Key Points & Overview
- Authors have developed a simple model to study land-atmosphere interaction and summertime temperature variability
- Negative feedback between evaporation and surface temperature leads to two evaporation regimes
- Important implications for how transitions between wet and dry land surfaces may impact temperature variability as climate warms.
As the climate warms, heat waves and droughts are projected to increase in frequency and severity. However, an unsolved problem in climate science concerns the distribution of temperatures over land; we know mean temperatures will increase with more carbon emissions, but if the underlying temperature probability distribution changes as well it could increase the chances of extreme events with damaging consequences. Evaporation of liquid water is a primary land surface cooling mechanism and is physically dependent on how much liquid water the soil contains. Unfortunately, observing evaporation and soil moisture is extremely difficult, and to date no global observational dataset of both quantities exists. A prevailing theory proposed in 1961 posited a non-linear relationship between soil moisture and evaporation. The theory held that below a certain critical value of soil moisture, evaporation efficiency is a linear function of soil moisture while above this critical value, evaporation is perfectly efficient and only depends on the amount of energy the land surface receives from the sun. Though this critical value has never been observed, the theory became widely accepted, as the observations that became available in the intervening years confirmed it.

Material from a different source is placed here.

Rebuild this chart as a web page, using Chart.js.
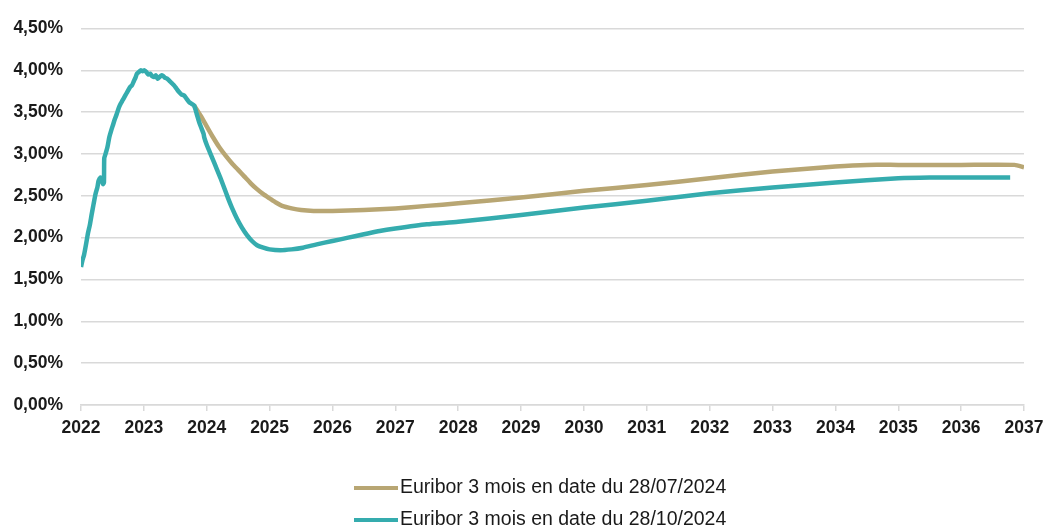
<!DOCTYPE html>
<html lang="fr">
<head>
<meta charset="utf-8">
<title>Euribor 3 mois</title>
<script src="https://cdn.jsdelivr.net/npm/chart.js@4"></script>
<style>
  html, body { margin: 0; padding: 0; background: #fff; }
  #zone { width: 1047px; height: 528px; position: relative; }
</style>
</head>
<body>
<div id="zone"><canvas id="grafico"></canvas></div>
<script>
// historique commun (années décimales, taux en %)
const anneesHisto = [
  2022.00, 2022.02, 2022.05, 2022.08, 2022.11, 2022.14, 2022.17, 2022.20, 2022.23, 2022.26,
  2022.28, 2022.31, 2022.33, 2022.35, 2022.365, 2022.37, 2022.39, 2022.42, 2022.45, 2022.48,
  2022.51, 2022.54, 2022.57, 2022.60, 2022.63, 2022.66, 2022.69, 2022.72, 2022.75, 2022.78,
  2022.81, 2022.84, 2022.87, 2022.89, 2022.92, 2022.95, 2022.98, 2023.01, 2023.04, 2023.07,
  2023.10, 2023.13, 2023.16, 2023.19, 2023.22, 2023.25, 2023.28, 2023.31, 2023.34, 2023.37,
  2023.40, 2023.44, 2023.48, 2023.52, 2023.56, 2023.60, 2023.64, 2023.68, 2023.72, 2023.76,
  2023.80
];
const tauxHisto = [
  1.65, 1.72, 1.80, 1.92, 2.05, 2.15, 2.28, 2.40, 2.52, 2.60,
  2.68, 2.72, 2.70, 2.64, 2.66, 2.95, 3.00, 3.08, 3.20, 3.28,
  3.35, 3.42, 3.48, 3.55, 3.60, 3.64, 3.68, 3.72, 3.76, 3.80,
  3.82, 3.87, 3.92, 3.96, 3.98, 4.00, 3.99, 4.00, 3.98, 3.95,
  3.96, 3.93, 3.92, 3.94, 3.90, 3.92, 3.94, 3.93, 3.91, 3.90,
  3.88, 3.85, 3.82, 3.78, 3.74, 3.71, 3.70, 3.66, 3.62, 3.60,
  3.58
];

// courbe à terme au 28/07/2024
const anneesJuillet = [
  2023.80, 2023.90, 2024.00, 2024.10, 2024.20, 2024.30, 2024.40, 2024.50, 2024.60, 2024.70,
  2024.80, 2024.90, 2025.00, 2025.10, 2025.20, 2025.35, 2025.50, 2025.70, 2026.00, 2026.50,
  2027.00, 2027.50, 2028.00, 2029.00, 2030.00, 2031.00, 2032.00, 2033.00, 2034.00, 2034.50,
  2035.00, 2036.00, 2036.85, 2037.00
];
const tauxJuillet = [
  3.58, 3.46, 3.33, 3.20, 3.08, 2.98, 2.89, 2.81, 2.73, 2.65,
  2.58, 2.52, 2.47, 2.42, 2.38, 2.35, 2.33, 2.32, 2.32, 2.33,
  2.35, 2.38, 2.41, 2.48, 2.56, 2.63, 2.71, 2.79, 2.85, 2.87,
  2.87, 2.87, 2.87, 2.84
];

// courbe à terme au 28/10/2024
const anneesOctobre = [
  2023.84, 2023.88, 2023.92, 2023.95, 2023.96, 2024.00, 2024.05, 2024.10, 2024.16, 2024.22,
  2024.28, 2024.34, 2024.40, 2024.48, 2024.56, 2024.64, 2024.72, 2024.80, 2024.90, 2025.00,
  2025.17, 2025.35, 2025.53, 2025.75, 2026.00, 2026.25, 2026.50, 2026.75, 2027.00, 2027.50,
  2028.00, 2029.00, 2030.00, 2031.00, 2032.00, 2033.00, 2034.00, 2035.00, 2035.50, 2036.00,
  2036.78
];
const tauxOctobre = [
  3.48, 3.38, 3.30, 3.24, 3.20, 3.11, 3.02, 2.93, 2.82, 2.71,
  2.59, 2.47, 2.36, 2.23, 2.12, 2.03, 1.96, 1.91, 1.88, 1.86,
  1.85, 1.86, 1.88, 1.92, 1.96, 2.00, 2.04, 2.08, 2.11, 2.16,
  2.19, 2.27, 2.36, 2.44, 2.53, 2.60, 2.66, 2.71, 2.72, 2.72,
  2.72
];

const libelles = ["Euribor 3 mois en date du 28/07/2024", "Euribor 3 mois en date du 28/10/2024"];
const couleurs = ["#B8A673", "#35ACAE"];
const ticksX = [2022, 2037];
const ticksY = [0, 4.5, 0.5];

const POLICE = '"Liberation Sans", Arial, sans-serif';

function points(xs, ys) {
  return xs.map((x, i) => ({ x: x, y: ys[i] }));
}

const dataJuillet = points(anneesJuillet, tauxJuillet);
const dataOctobre = points(anneesHisto, tauxHisto).concat(points(anneesOctobre, tauxOctobre));

// légende sur deux lignes en bas, comme l'original
const legendeBas = {
  id: "legendeBas",
  afterDraw(chart) {
    const ctx = chart.ctx;
    ctx.save();
    ctx.font = "19.5px " + POLICE;
    ctx.textBaseline = "middle";
    chart.data.datasets.forEach((ds, i) => {
      const y = 488 + i * 32;
      ctx.strokeStyle = ds.borderColor;
      ctx.lineWidth = 4;
      ctx.beginPath();
      ctx.moveTo(354, y);
      ctx.lineTo(398, y);
      ctx.stroke();
      ctx.fillStyle = "#1a1a1a";
      ctx.fillText(ds.label, 400, y);
    });
    ctx.restore();
  }
};

const ctx = document.getElementById("grafico").getContext("2d");
new Chart(ctx, {
  type: "line",
  data: {
    datasets: [
      {
        label: libelles[0],
        data: dataJuillet,
        borderColor: couleurs[0],
        backgroundColor: couleurs[0],
        borderWidth: 4.5,
        pointRadius: 0,
        tension: 0.2,
        order: 1
      },
      {
        label: libelles[1],
        data: dataOctobre,
        borderColor: couleurs[1],
        backgroundColor: couleurs[1],
        borderWidth: 4.5,
        pointRadius: 0,
        tension: 0.2,
        order: 0
      }
    ]
  },
  options: {
    responsive: true,
    maintainAspectRatio: false,
    animation: false,
    layout: { padding: { top: 26, right: 23, bottom: 0, left: 0 } },
    plugins: {
      legend: { display: false },
      tooltip: { enabled: false }
    },
    scales: {
      x: {
        type: "linear",
        min: ticksX[0],
        max: ticksX[1],
        afterFit(scale) {
          scale.height = 123;
          scale.paddingRight = 0;
        },
        ticks: {
          stepSize: 1,
          padding: 7,
          maxRotation: 0,
          color: "#1a1a1a",
          font: { family: POLICE, size: 17.5, weight: "bold" },
          callback: v => String(v)
        },
        grid: { drawOnChartArea: false, drawTicks: true, tickLength: 6, color: "#d9d9d9", lineWidth: 1.5 },
        border: { display: true, color: "#d9d9d9", width: 1.5 }
      },
      y: {
        min: ticksY[0],
        max: ticksY[1],
        afterFit(scale) { scale.width = 81; },
        ticks: {
          stepSize: ticksY[2],
          padding: 18,
          color: "#1a1a1a",
          font: { family: POLICE, size: 17.5, weight: "bold" },
          callback: v => v.toFixed(2).replace(".", ",") + "%"
        },
        grid: { drawTicks: false, color: "#d9d9d9", lineWidth: 1.5 },
        border: { display: false }
      }
    }
  },
  plugins: [legendeBas]
});
</script>
</body>
</html>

In our study, we derive a simple model of the land-atmosphere interface and use it to show that no critical value of soil moisture is required to generate evaporation behavior akin to the original 1961 framework. The simplicity of our model equations allows us to derive closed form solutions for daily evaporative cooling that demonstrate the distinctive non-linearity of the soil moisture-evaporation relationship without invoking a critical value of soil moisture. So where does the non-linear behavior come from? For liquid water to be evaporated by the land surface, it must be demanded by the atmosphere. The amount of demand exerted by the atmosphere is exponentially proportional to temperature, and when evaporation cools the land surface, it lowers the atmospheric demand for water vapor. This negative feedback between evaporative cooling and atmospheric water vapor demand preferentially damps evaporative cooling when soil moisture is high; when soil moisture is low the atmospheric demand is typically so high that this feedback can’t damp evaporation the same way it can when the soil is wet.